Low Self-Efficacy and Low Self Esteem

Low self esteem often accompanies anxiety issues, particularly social anxiety disorder. To what should you attach your self-esteem?

According to Epictetus, not to externals, that is, not to body, property, reputation, office, or anything else which is beyond our control. By attaching self-esteem to externals, you leave yourself open to the “slings and arrows of outrageous fortune,” as Shakespeare said. When something bad does happen, you may begin to wonder “What did I do to deserve this?”, thereby misattributing the catastrophe to your own past actions.

Attaching your self-esteem to the opinions of others also leaves you vulnerable. Such opinions may be completely inaccurate, or worse, they may mix up the truth with falsehoods so completely that the two become impossible to disentangle. Similarly, do not attach your self-esteem to how others treat you. Their treatment depends on their beliefs, their mood, the events of their day, and may have no foundation in any truth about you.

Consider the following parable: Two men are walking toward each other on the sidewalk. The first man whistles as he walks. He feels the warmth of the sun on his hat and the coolness of the breeze on his face. Today is his day. The second man is miserable. He has a chip on his shoulder. He blames the universe and humanity for his problems. As they close the gap between them, the second man sees the first man smiling. Ever resentful of tranquility in anyone, the second man clenches his fists and whispers, “I’m going to put some pain in this guy’s day.” As they pass, the second man makes a blatantly obscene gesture. How should the first man react? Should he be angry? No, becoming angry would only give significance to the second man’s behavior.
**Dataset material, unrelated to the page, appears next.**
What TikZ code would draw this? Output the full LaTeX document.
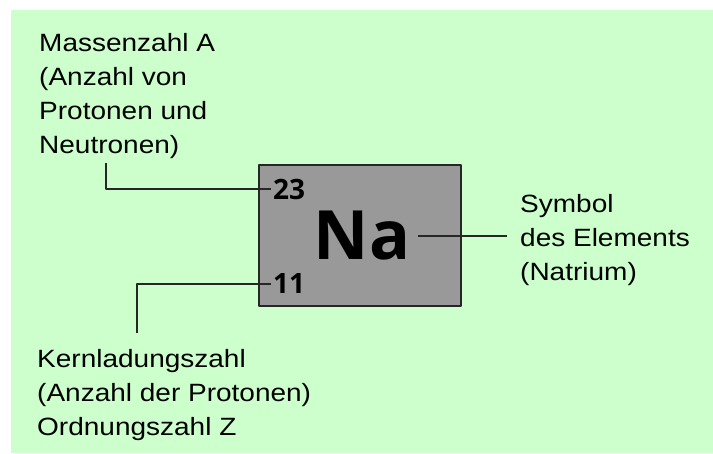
\documentclass[tikz,border=0pt]{standalone}
\usepackage{fontspec}
\setmainfont{Liberation Sans}[FakeStretch=1.12]
\newfontfamily\elemfont{Open Sans}
\usetikzlibrary{calc}

\definecolor{bggreen}{HTML}{CCFFCC}
\definecolor{boxgray}{HTML}{999999}

\begin{document}
\begin{tikzpicture}[x=1pt, y=-1pt, line join=round,
    label/.style={anchor=base west, inner sep=0pt, align=left,
        font=\fontsize{25}{34}\selectfont},
    zahl/.style={anchor=west, inner sep=0pt,
        font=\elemfont\bfseries\fontsize{28}{28}\selectfont},
    leitung/.style={line width=1.4pt, black!85}]
        % ---------------------------------------------------
        % Rahmen und Hintergrund
        % ---------------------------------------------------
        \useasboundingbox (0,0) rectangle (713,453);
        \fill[bggreen] (11,10) rectangle (713,453);

        % Elementkasten
        \node[draw=black!85, line width=1.5pt, fill=boxgray,
            minimum width=202pt, minimum height=141pt, inner sep=0pt]
            (elem) at (360,235.5) {};
        \node[inner sep=0pt, font=\elemfont\bfseries\fontsize{68}{68}\selectfont]
            (na) at (362,236) {Na};
        \node[zahl] (massnr) at (273,189) {23};
        \node[zahl] (ordnr) at (273,284) {11};

        % Beschriftungen (Anker = Grundlinie der letzten Zeile)
        \node[label] (mass) at (39,153)
            {Massenzahl A\\(Anzahl von\\Protonen und\\Neutronen)};
        \node[label] (kern) at (37,435)
            {Kernladungszahl\\(Anzahl der Protonen)\\Ordnungszahl Z};
        \node[label] (sym) at (520,280)
            {Symbol\\des Elements\\(Natrium)};

        % Hilfspunkte fuer die Leitungen
        \coordinate (m1) at (106,163);
        \coordinate (k1) at (137,333);
        \coordinate (s1) at (507,236);

        % Verbindungslinien
        \draw[leitung] (m1) |- ([xshift=-2pt]massnr.west);
        \draw[leitung] ([xshift=-2pt]ordnr.west) -| (k1);
        \draw[leitung] ([xshift=8pt]na.east |- s1) -- (s1);

    \end{tikzpicture}
\end{document}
Should the first man scrutinize his own actions for mistakes? No, he should remain confident in his own appraisal of himself and the situation. So the first man just keeps walking, his equanimity undisturbed. The second man looks on, stunned. “He didn’t give me any power at all.”

Insults cannot bother you where your self-esteem is based only upon what you control. Instead, judge yourself in terms of your devotion to the improvement of your own character and identity. Cultivate virtuous opinions, motivations, desires, aversions, intentions, and actions. Cultivate balance and improvement in your life roles. Be the best parent, the best spouse, and the best at your career, and find a practical balance between them.

Inappropriate Judgments of the Self

Since we do not control externals, we should focus on what we do control, namely the internals of opinion, motivation, desire, aversion, and action or behavior. Virtue ethics grows naturally out of the dichotomy of control, because it asks us to improve ourselves. Whereas contemporary ethics is focused on duty, on right and wrong, virtue ethics asks us to practice that which improves our character.

To better illustrate the concept of virtue ethics, the Stoics developed the metaphor of the archer. Strong and blessed with perfect sight, an archer draws his bow and takes aim upon his target. He controls the condition of the bow, his selection of arrows, his aim, and the precise moment the arrow is let loose. But after the arrow is released, he controls nothing. Any number of random events could influence the arrow’s trajectory. A strong gust of wind could deflect the arrow, or the target could change course. Even if the archer performs perfectly, his control ends the moment arrow leaves his hand. As such, the archer cannot judge his skill in terms of the outcome, because outcomes are determined by externals. The archer can only judge his skill in terms of his devotion to the guiding principles of his art.

Excessive Attachments

Because externals are, at best, only partially under your control, you know that things will go wrong. Maybe you can sometimes anticipate and plan for such contingencies, but you won’t always succeed.

As such, it becomes important to cultivate an attitude of detachment. By cultivating detachment before things go wrong, acceptance becomes easier. Only with acceptance does the mind return to a state of tranquility. Like the archer, control what you can control, exercise due diligence and restraint, accept whatever happens, and let random or improbable events be no judgment upon you.